Future casting ideas for the former governor come to mind as well. One of his signature lines in the film, “I’m the sheriff!” recalls Rosie O’Donnell’s ill-conceived performance as a woman with Down syndrome in the TV movie Riding the Bus with my Sister. One of O’Donnell’s most celebrated lines in that cultural disaster is, coincidentally, “I’m the Sheriff!” and one can only imagine how Schwarzenegger could deliver such dialogue.

There are characters that are simply misguided. Rustic relief comes in the form of Lewis Dinkum (Johnny Knoxville), a role that tries to bring The A-Team’s crazy man Murdoch to the 21st century. It wasn’t that funny in the 1980s, and it isn’t funny now, despite or because of the historical firearm that plays a crucial role in the plot’s judgment day and politics.

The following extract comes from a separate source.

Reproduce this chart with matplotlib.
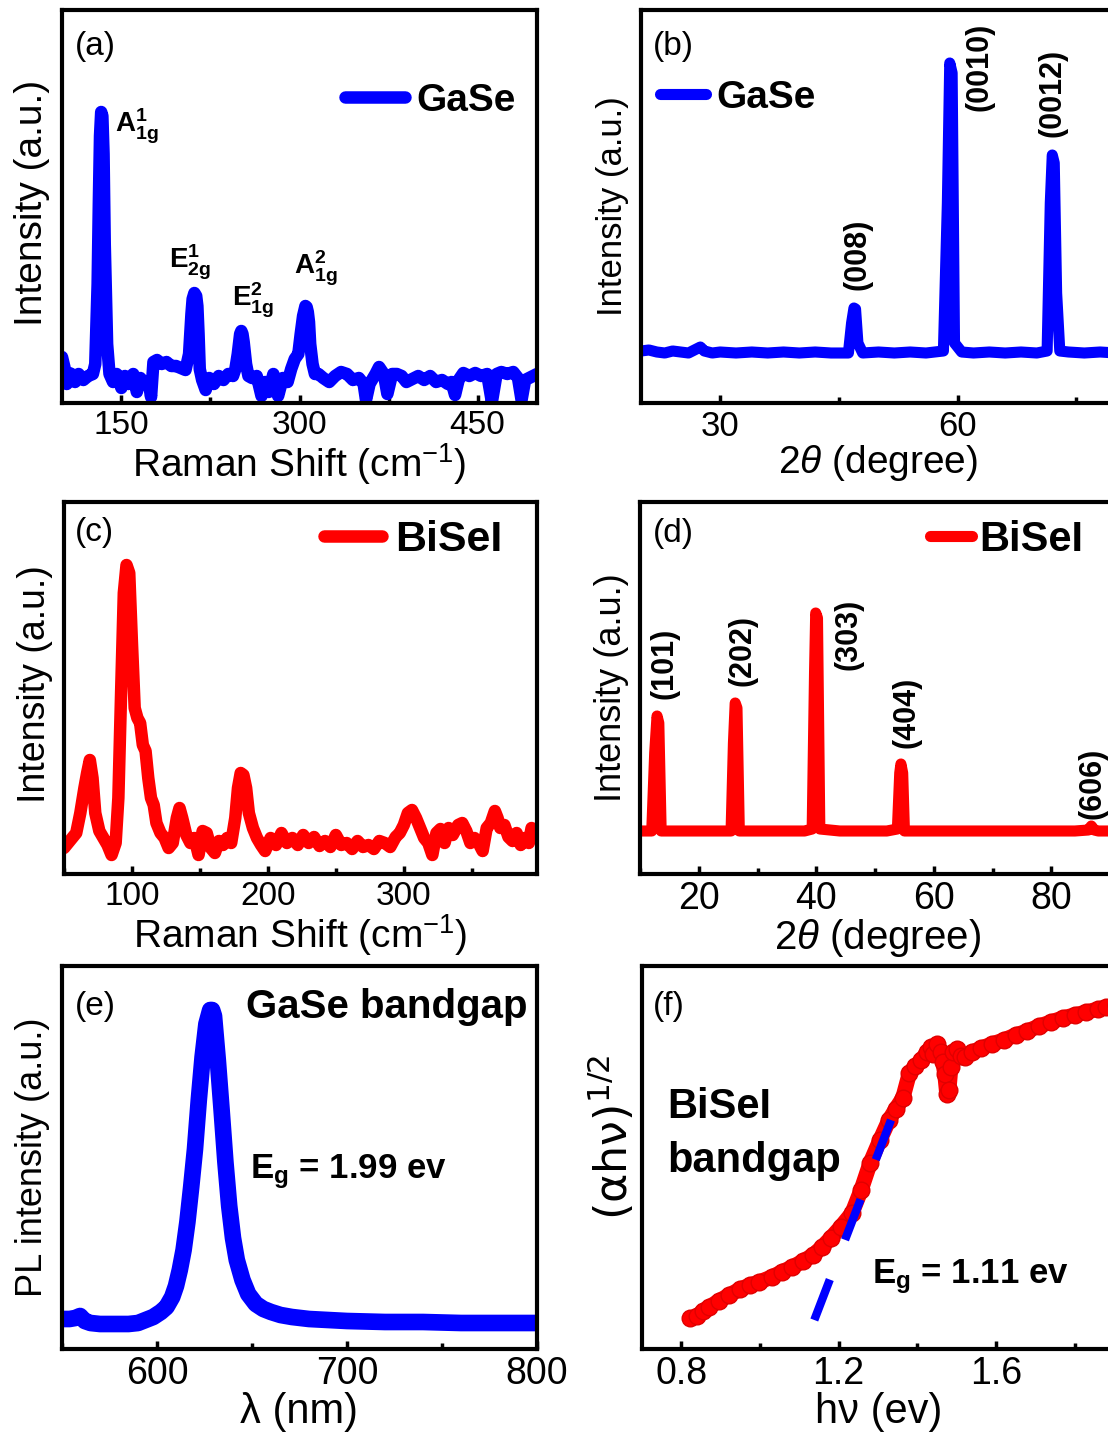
import matplotlib
matplotlib.use('Agg')
import matplotlib.pyplot as plt
from matplotlib.ticker import MultipleLocator

plt.rcParams['font.family'] = ['Liberation Sans', 'DejaVu Sans']
plt.rcParams['mathtext.fontset'] = 'custom'
plt.rcParams['mathtext.rm'] = 'Liberation Sans'
plt.rcParams['mathtext.it'] = 'Liberation Sans:italic'
plt.rcParams['mathtext.bf'] = 'Liberation Sans:bold'

BLUE = '#0000ff'
RED = '#ff0000'

# (a) GaSe Raman spectrum: (shift cm-1, intensity a.u.)
gase_raman = [
    (100, 47), (102, 37), (104, 20), (106, 31), (108, 30), (111, 22), (114, 30),
    (118, 24), (122, 28), (126, 30), (128, 40), (130, 120), (131, 200), (132, 268),
    (133, 292), (134, 288), (135, 250), (136, 160), (138, 60), (140, 30), (143, 22),
    (146, 30), (150, 16), (153, 28), (156, 20), (160, 30), (163, 12), (166, 26),
    (170, 20), (173, 22), (175, 7), (177, 42), (180, 44), (184, 40), (188, 42),
    (192, 38), (196, 38), (200, 36), (204, 34), (207, 50), (209, 90), (210, 105),
    (211.5, 111), (213, 108), (214, 98), (215, 70), (216, 35), (218, 24), (221, 14),
    (224, 26), (228, 20), (232, 28), (236, 24), (240, 30), (244, 28), (246, 35),
    (248, 50), (250, 70), (251, 73), (252, 70), (253, 62), (255, 40), (257, 28),
    (260, 26), (264, 28), (268, 8), (271, 22), (274, 12), (278, 30), (282, 8),
    (286, 26), (290, 22), (293, 35), (296, 45), (299, 50), (301, 70), (303, 88),
    (305, 98), (306, 97), (307, 92), (308, 82), (309, 60), (311, 40), (313, 30),
    (316, 30), (320, 26), (325, 22), (330, 28), (335, 32), (340, 30), (345, 24),
    (350, 26), (354, 20), (356, 4), (359, 20), (364, 30), (367, 37), (371, 30),
    (374, 10), (378, 30), (382, 30), (386, 28), (390, 22), (395, 25), (400, 28),
    (405, 24), (410, 28), (415, 22), (420, 24), (425, 20), (428, 22), (431, 9),
    (434, 24), (438, 31), (443, 28), (448, 31), (453, 28), (458, 30), (462, 2),
    (466, 30), (470, 32), (475, 30), (480, 32), (484, 26), (487, 4), (490, 24),
    (495, 27), (500, 30),
]
gase_modes = [r'$\mathbf{A^{1}_{1g}}$', r'$\mathbf{E^{1}_{2g}}$',
              r'$\mathbf{E^{2}_{1g}}$', r'$\mathbf{A^{2}_{1g}}$']
gase_mode_pos = [(144.4, 272), (189.7, 136), (243.3, 97), (295.3, 129)]

# (b) GaSe XRD: (2theta, intensity)
gase_xrd = [
    (20, 52), (21, 53), (22, 51), (23, 50), (24, 52), (25, 51), (26, 50), (27, 54),
    (27.5, 56), (28, 52), (29, 50), (30, 51), (32, 50), (34, 51), (36, 50), (38, 51),
    (40, 50), (42, 51), (44, 50), (46.2, 50), (46.6, 80), (46.9, 95), (47.1, 94),
    (47.4, 60), (48, 50), (50, 51), (52, 50), (54, 51), (56, 50), (58.2, 52),
    (58.7, 200), (59.0, 340), (59.3, 330), (59.6, 60), (60.5, 51), (62, 50),
    (64, 51), (66, 50), (68, 51), (70, 50), (71.3, 52), (71.7, 200), (71.95, 248),
    (72.2, 240), (72.5, 110), (72.9, 52), (74, 51), (76, 50), (78, 51), (80, 50),
]
gase_hkl = ['(008)', '(0010)', '(0012)']
gase_hkl_pos = [(47.4, 149), (62.8, 336), (72.0, 310)]

# (c) BiSeI Raman spectrum
bisei_raman = [
    (50, 25), (53, 30), (56, 35), (59, 40), (62, 60), (65, 85), (67, 100), (69, 113),
    (71, 95), (73, 60), (76, 42), (79, 35), (82, 28), (85, 18), (88, 30), (90, 75),
    (92, 180), (94, 280), (96, 308), (98, 300), (100, 230), (102, 165), (104, 155),
    (106, 150), (108, 128), (110, 122), (112, 95), (114, 75), (116, 68), (118, 50),
    (121, 40), (124, 35), (127, 25), (130, 30), (133, 55), (135, 65), (137, 55),
    (140, 38), (143, 30), (146, 35), (149, 18), (152, 42), (155, 40), (158, 25),
    (161, 20), (164, 32), (167, 28), (170, 35), (173, 30), (176, 55), (178, 85),
    (180, 100), (182, 98), (184, 85), (186, 60), (189, 45), (192, 35), (195, 28),
    (198, 22), (202, 35), (206, 28), (210, 40), (214, 30), (218, 35), (222, 28),
    (226, 38), (230, 30), (234, 36), (238, 27), (242, 32), (246, 26), (250, 38),
    (254, 28), (258, 30), (262, 24), (266, 32), (270, 26), (274, 28), (278, 24),
    (282, 32), (286, 30), (290, 26), (294, 36), (297, 40), (300, 48), (303, 60),
    (306, 63), (309, 55), (312, 45), (315, 35), (318, 30), (321, 18), (324, 40),
    (327, 44), (330, 30), (333, 45), (336, 38), (340, 48), (343, 50), (346, 42),
    (349, 30), (352, 35), (355, 30), (358, 22), (361, 45), (364, 50), (367, 62),
    (369, 55), (371, 45), (374, 48), (377, 36), (380, 32), (383, 40), (386, 28),
    (389, 35), (392, 30), (394, 45), (396, 42),
]

# (d) BiSeI XRD
bisei_xrd = [
    (10, 42), (12.0, 42), (12.5, 120), (12.9, 157), (13.2, 150), (13.6, 42),
    (16, 42), (20, 42), (24, 42), (25.5, 42), (25.9, 130), (26.2, 170), (26.5, 165),
    (26.9, 42), (30, 42), (34, 42), (38, 42), (39.3, 44), (39.7, 200), (39.9, 260),
    (40.2, 255), (40.6, 44), (44, 42), (48, 42), (52, 42), (53.8, 44), (54.2, 100),
    (54.4, 109), (54.7, 100), (55.0, 42), (60, 42), (65, 42), (70, 42), (75, 42),
    (80, 42), (84, 42), (86.3, 43), (86.8, 47), (87.3, 43), (88, 42), (91, 42),
]
bisei_hkl = ['(101)', '(202)', '(303)', '(404)', '(606)']
bisei_hkl_pos = [(14.1, 210), (27.4, 222), (45.5, 239), (55.4, 161), (87.0, 90)]

# (e) GaSe PL spectrum
pl_wavelength = [550, 554, 557, 559.5, 562, 565, 570, 575, 580, 585, 590, 594, 598,
                 602, 605, 608, 610, 612, 614, 616, 618, 620, 622, 624, 626, 628,
                 629, 630, 632, 634, 636, 638, 640, 642, 645, 648, 652, 656, 660,
                 665, 671, 680, 690, 700, 720, 740, 760, 780, 800]
pl_intensity = [33, 33, 34, 36, 31, 29, 28, 28, 28, 28, 29, 32, 35,
                40, 45, 55, 66, 82, 102, 130, 165, 203, 252, 295, 328, 342,
                342, 336, 292, 242, 190, 146, 114, 92, 72, 58, 48, 43, 40,
                37, 35, 33, 32, 31, 30, 30, 29, 29, 29]

# (f) BiSeI Tauc plot
tauc_hv = [0.823, 0.84, 0.855, 0.871, 0.895, 0.922, 0.95, 0.975, 0.998, 1.03,
           1.055, 1.082, 1.11, 1.135, 1.158, 1.18, 1.205, 1.234, 1.257, 1.28,
           1.305, 1.328, 1.345, 1.363, 1.38, 1.395, 1.41, 1.425, 1.435, 1.44,
           1.45, 1.46, 1.465, 1.47, 1.475, 1.48, 1.485, 1.49, 1.50, 1.51,
           1.52, 1.54, 1.563, 1.59, 1.62, 1.65, 1.68, 1.71, 1.74, 1.77,
           1.80, 1.83, 1.86, 1.88, 1.905]
tauc_ahv = [34, 36, 41, 45, 51, 57, 63, 67, 70, 75,
            80, 85, 91, 97, 105, 114, 125, 139, 162, 189,
            212, 232, 243, 254, 279, 286, 292, 300, 305, 298,
            308, 300, 290, 278, 258, 262, 285, 300, 303, 296,
            295, 300, 304, 308, 312, 317, 321, 326, 330, 334,
            337, 340, 343, 345, 347]
tauc_fit_hv = [1.138, 1.333]
tauc_fit_ahv = [32, 232]

W, H = 1108, 1439
fig = plt.figure(figsize=(W / 100, H / 100), dpi=100)


def box(left, top, right, bottom):
    return [left / W, 1 - bottom / H, (right - left) / W, (bottom - top) / H]


def style(ax, major, minor, tsize):
    for s in ax.spines.values():
        s.set_linewidth(3)
    ax.xaxis.set_major_locator(MultipleLocator(major))
    ax.xaxis.set_minor_locator(MultipleLocator(minor))
    ax.tick_params(axis='x', which='major', direction='in', length=6, width=2.5,
                   labelsize=tsize, pad=5)
    ax.tick_params(axis='x', which='minor', direction='in', length=4, width=2.5)
    ax.tick_params(axis='y', which='both', left=False, labelleft=False)


def ylab(ax, text, x, y, size=26, **kw):
    ax.set_ylabel(text, fontsize=size, **kw)
    ax.yaxis.set_label_coords(x, y)
    ax.yaxis.label.set_verticalalignment('center')


def add_legend(ax, x, y, hlen, hpad, size):
    ax.legend(loc='center left', bbox_to_anchor=(x, y), frameon=False,
              borderpad=0, borderaxespad=0, handlelength=hlen,
              handletextpad=hpad, prop={'weight': 'bold', 'size': size})


def panel_tag(ax, tag, x, y):
    ax.text(x, y, tag, transform=ax.transAxes, fontsize=24,
            ha='left', va='center')


# (a)
ax = fig.add_axes(box(62, 10, 537, 403))
shift, inten = zip(*gase_raman)
ax.plot(shift, inten, color=BLUE, lw=9, solid_joinstyle='round',
        solid_capstyle='round', label='GaSe')
ax.set_xlim(100, 500)
ax.set_ylim(1, 394)
style(ax, 150, 75, 24)
ax.set_xlabel('Raman Shift (cm$^{-1}$)', fontsize=28, labelpad=0)
ylab(ax, 'Intensity (a.u.)', -0.063, 0.51, 28)
panel_tag(ax, '(a)', 0.027, 0.906)
add_legend(ax, 0.595, 0.769, 1.55, 0.3, 28)
for lab, (x, y) in zip(gase_modes, gase_mode_pos):
    ax.text(x, y, lab, fontsize=20, ha='left', va='baseline')

# (b)
ax = fig.add_axes(box(641, 10, 1116, 403))
tt, inten = zip(*gase_xrd)
ax.plot(tt, inten, color=BLUE, lw=8, solid_joinstyle='round',
        solid_capstyle='round', label='GaSe')
ax.set_xlim(20, 80)
ax.set_ylim(0, 393)
style(ax, 30, 15, 25)
ax.set_xlabel(r'2$\theta$ (degree)', fontsize=28, labelpad=0)
ylab(ax, 'Intensity (a.u.)', -0.059, 0.50, 25)
panel_tag(ax, '(b)', 0.025, 0.906)
add_legend(ax, 0.04, 0.776, 1.18, 0.26, 28)
for lab, (x, y) in zip(gase_hkl, gase_hkl_pos):
    ax.text(x, y, lab, fontsize=22, fontweight='bold', rotation=90,
            ha='center', va='center')

# (c)
ax = fig.add_axes(box(64, 502, 537, 874))
shift, inten = zip(*bisei_raman)
ax.plot(shift, inten, color=RED, lw=9, solid_joinstyle='round',
        solid_capstyle='round', label='BiSeI')
ax.set_xlim(50, 398)
ax.set_ylim(-1, 371)
style(ax, 100, 50, 24)
ax.set_xlabel('Raman Shift (cm$^{-1}$)', fontsize=28, labelpad=0)
ylab(ax, 'Intensity (a.u.)', -0.062, 0.51, 27)
panel_tag(ax, '(c)', 0.023, 0.919)
add_legend(ax, 0.55, 0.898, 1.35, 0.3, 31)

# (d)
ax = fig.add_axes(box(640, 502, 1116, 874))
tt, inten = zip(*bisei_xrd)
ax.plot(tt, inten, color=RED, lw=8, solid_joinstyle='round',
        solid_capstyle='round', label='BiSeI')
ax.set_xlim(10, 91)
ax.set_ylim(-1, 371)
style(ax, 20, 10, 27)
ax.set_xlabel(r'2$\theta$ (degree)', fontsize=29, labelpad=0)
ylab(ax, 'Intensity (a.u.)', -0.059, 0.50)
panel_tag(ax, '(d)', 0.027, 0.914)
add_legend(ax, 0.609, 0.898, 1.0, 0.19, 30)
for lab, (x, y) in zip(bisei_hkl, bisei_hkl_pos):
    ax.text(x, y, lab, fontsize=22, fontweight='bold', rotation=90,
            ha='center', va='center')

# (e)
ax = fig.add_axes(box(62, 966, 537, 1349))
ax.plot(pl_wavelength, pl_intensity, color=BLUE, lw=12,
        solid_joinstyle='round', solid_capstyle='round')
ax.set_xlim(550, 800)
ax.set_ylim(3, 386)
style(ax, 100, 50, 27)
ax.set_xlabel('λ (nm)', fontsize=30, labelpad=0)
ylab(ax, 'PL intensity (a.u.)', -0.063, 0.50)
panel_tag(ax, '(e)', 0.027, 0.893)
ax.text(0.979, 0.864, 'GaSe bandgap', transform=ax.transAxes, fontsize=29,
        fontweight='bold', ha='right', va='baseline')
ax.text(0.396, 0.446, r'$\mathbf{E_g}$ = 1.99 ev', transform=ax.transAxes,
        fontsize=25, fontweight='bold', ha='left', va='baseline')

# (f)
ax = fig.add_axes(box(642, 966, 1116, 1349))
ax.plot(tauc_hv, tauc_ahv, color=RED, lw=11, marker='o', ms=12,
        mfc=RED, mec='#e00000', solid_joinstyle='round', solid_capstyle='round')
ax.plot(tauc_fit_hv, tauc_fit_ahv, color=BLUE, lw=6, dashes=(5.2, 5.1),
        dash_capstyle='butt')
ax.set_xlim(0.7, 1.905)
ax.set_ylim(3, 386)
style(ax, 0.4, 0.2, 27)
ax.set_xlabel('hν (ev)', fontsize=30, labelpad=0)
ylab(ax, '(αhν)$^{1/2}$', -0.063, 0.553, 32, family='DejaVu Sans',
     math_fontfamily='dejavusans')
panel_tag(ax, '(f)', 0.023, 0.893)
ax.text(0.053, 0.603, 'BiSeI', transform=ax.transAxes, fontsize=30,
        fontweight='bold', ha='left', va='baseline')
ax.text(0.053, 0.462, 'bandgap', transform=ax.transAxes, fontsize=30,
        fontweight='bold', ha='left', va='baseline')
ax.text(0.486, 0.172, r'$\mathbf{E_g}$ = 1.11 ev', transform=ax.transAxes,
        fontsize=25, fontweight='bold', ha='left', va='baseline')

fig.savefig('out.png', dpi=100)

Director Jee-woon Kim is known for Korean genre films like the grisly crime drama I Saw the Devil and the po-mo western The Good, the Bad, and the Weird. An outsider’s view of western action hero tropes would have been a welcome antidote to standard American product, but Kim’s Hollywood debut is perhaps too enamored of American sources to inject much life into them. By the time the titular last stand comes around, the battle between good and evil is more tautly drawn, but it’s not enough to redeem a villain whose worse trait is blandness.

The Last Stand
Directed by Jee-woon Kim
Written by Andrew Knauer, Jeffrey Nachmanoff, and George Nolfi.
With Arnold Schwarzenegger, Forest Whitaker, Eduardo Noriega, Johnny Knoxville, Jaime Alexander.
Rated R for strong bloody violence throughout, and language.
Opens today at a multiplex near you.